A study published in the journal Sleep (2021) examined longitudinal associations of sleep problems with alcohol and cannabis use across six annual waves of data from adolescence to emerging adulthood among 3265 youth from California (ages 16–22 across waves).
Smaller declines in social jetlag (e.g., the time difference between the midpoint of sleep on workdays and on free days), increases in trouble sleeping, and later weekday and weekend bedtimes were associated with increases in likelihood of alcohol use over time.
Declines in weekend time in bed, as well as increases in weekday time in bed and later weekday and weekend bedtime were associated with increases in likelihood of cannabis use over time.
Problems with sleep health were associated with alcohol and cannabis use from late adolescence into emerging adulthood.

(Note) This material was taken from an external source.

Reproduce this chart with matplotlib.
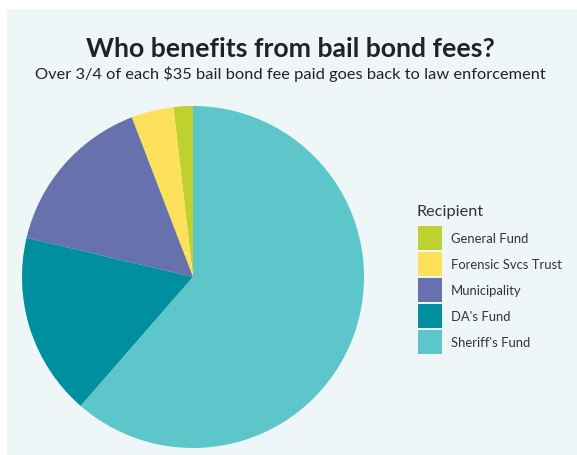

We agree with the study’s authors who concluded that improving sleep is an important target for intervention efforts to reduce the risk of substance use during this critical developmental transition.
In addition to encouraging adolescents to get at least 8-10 hours of sleep most nights as recommended by the American Academy of Sleep Medicine (https://www.cdc.gov/healthyschools/features/students-sleep.htm), sleep health indicators such as social jetlag, bedtimes, time in bed and trouble sleeping should be addressed in integrated programs aimed at preventing substance use among young people.